In India, Slym, who joined from GM’s China unit, where he was executive vice-president at SAIC-GM-Wuling Automobile Co., will have to snare customers rushing to buy rival products.
Sales of five models of utility vehicles at Tata Motors, which began selling the cars in 1994, rose 16 percent to 23,008 in the six months to Sept. 30, while industry volumes jumped 56 percent. Deliveries of Maruti’s Ertiga surged 10-fold to 40,366 since April when it began sales. Mahindra led the utility market with a demand of 121,367 units.

Sumo Problems

Customers reported 145 problems per 100 Sumo vehicles, compared with an average of 135 in the segment that was led by Toyota Innova with 45 quality issues, according to JD Power. Tata Indigo had a score of 162, higher than the mean 138.
“Tata Motors needs needs to realize that customers have more choice today and the competition is only going to get tougher, especially in SUVs, where every manufacturer is looking at bringing in models,” said Deepesh Rathore, the New Delhi- based managing director of IHS Automotive in India. “They need to look at what Mahindra has been able to do.”
Mahindra had to close bookings twice after getting swamped with orders following the introduction of its XUV500 SUV last year. The vehicle initially received 8,000 orders in 10 days, and led Mahindra to increase production to 5,000 a month, from the initial 3,000 unit capacity.
Last month the company started selling a smaller and cheaper version of its Xylo model named the Quanto, which got 5,000 bookings in three weeks. By 2015, Mahindra will unveil its first jointly developed platform with its Ssangyong Motor Co. (003620) unit, which it acquired last year.

Aria SUV

In contrast, Tata Motors’ new utility vehicles have failed to evoke the response generated by Maruti’s Ertiga and Mahindra’s XUV500. Total sales of the company’s Aria SUV and Xenon pick up truck plunged 82 percent to 329 in the six months though Sept. 30, while combined deliveries of Tata Safari and the Grande dropped 39 percent in the period.
“The Aria is something that is definitely a good example of a great product that is missing the consumer,” Slym, 50, who joined the company on Oct. 1 said yesterday. He didn’t identify models that might be scrapped.
Tata Motors started as Tata Engineering & Locomotive Co. in 1945. It partnered Daimler AG in 1954 to produce trucks and moved into making passenger cars in 1991. The company first displayed the Nano at the New Delhi auto show in 2008.

China Experience

After the fires, the company in December 2010 lengthened warranties to four years or 60,000 kilometers (37,290 miles) and started offering as much as 90 percent financing through unit Tata Motors Finance Ltd. It has sold 214,932 Nanos since 2009.
Yesterday it started selling an updated version of its Manza sedan and will today introduce its new Safari Storme.
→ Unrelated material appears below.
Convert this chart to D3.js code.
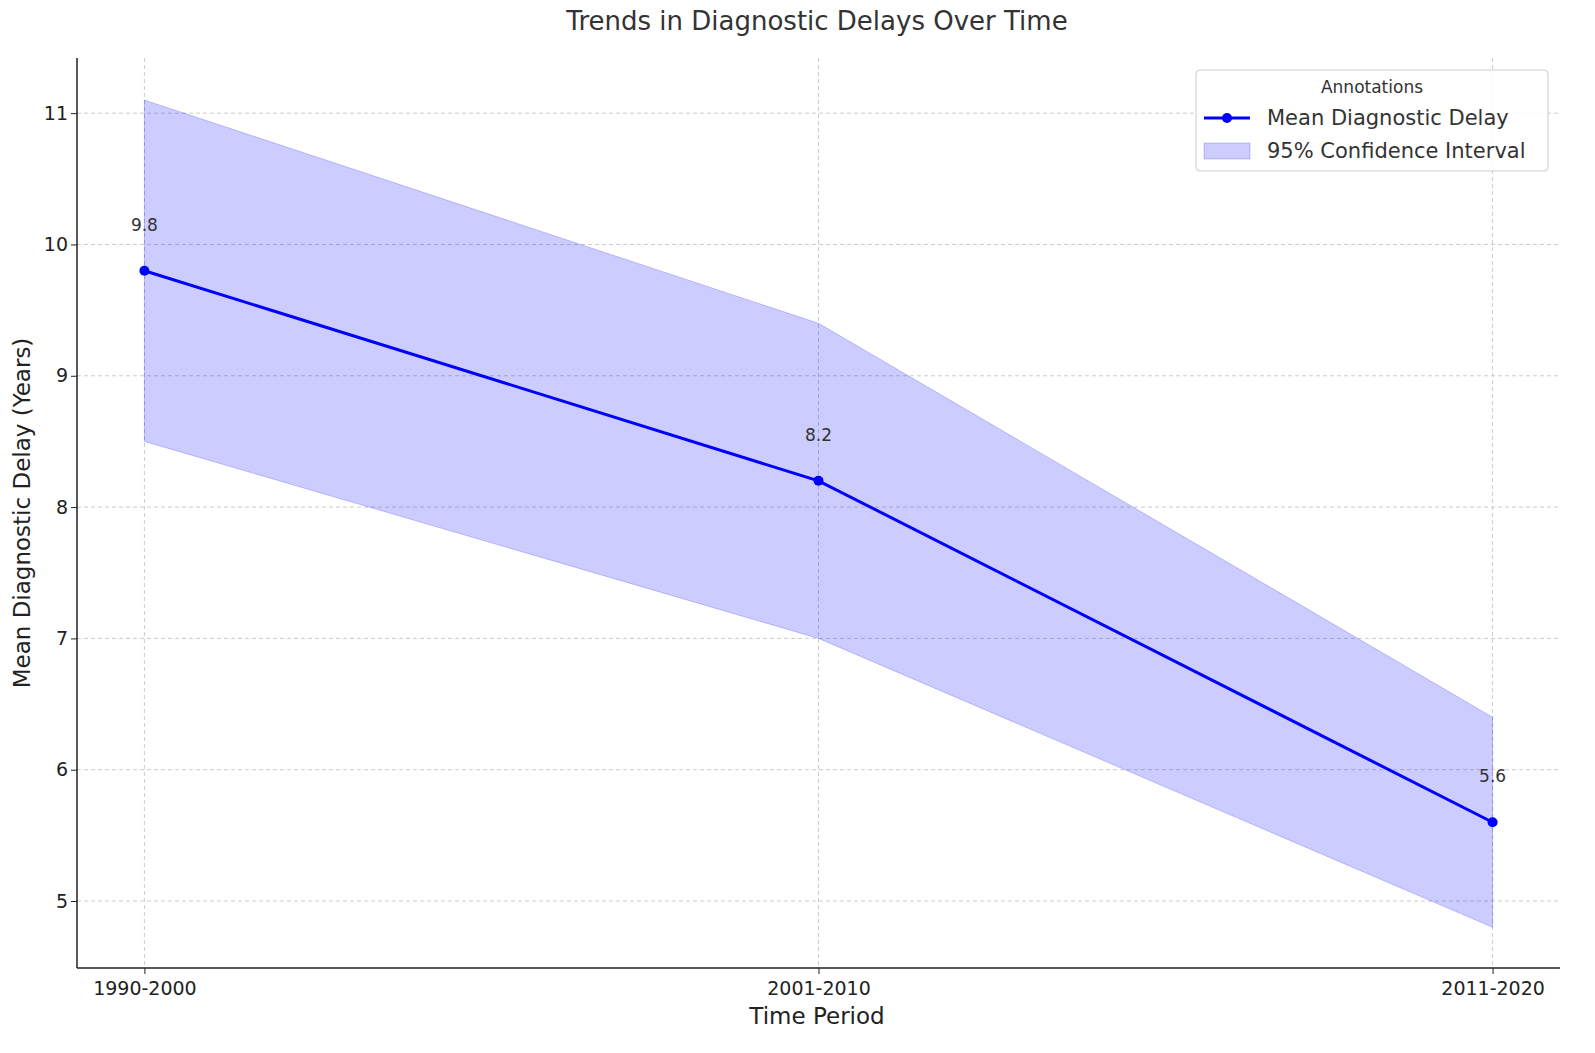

Tata Motors will offer dedicated service advisers for the Manza Club Class that starts at 570,000 rupees in New Delhi.
Slym’s experience in China, the world’s biggest automobile market, may help in changing perception, which is “dependent on marketing,” said Umesh Karne, an analyst at Brics Securities Ltd. in Mumbai, who recommends investors buy Tata Motors.
“I have to blend the international experience I’ve got with working for multi-national companies with Tata’s local strengths,” Slym, who has also worked with Toyota, said. “Our aspirations are to grow domestically as well as to grow internationally.”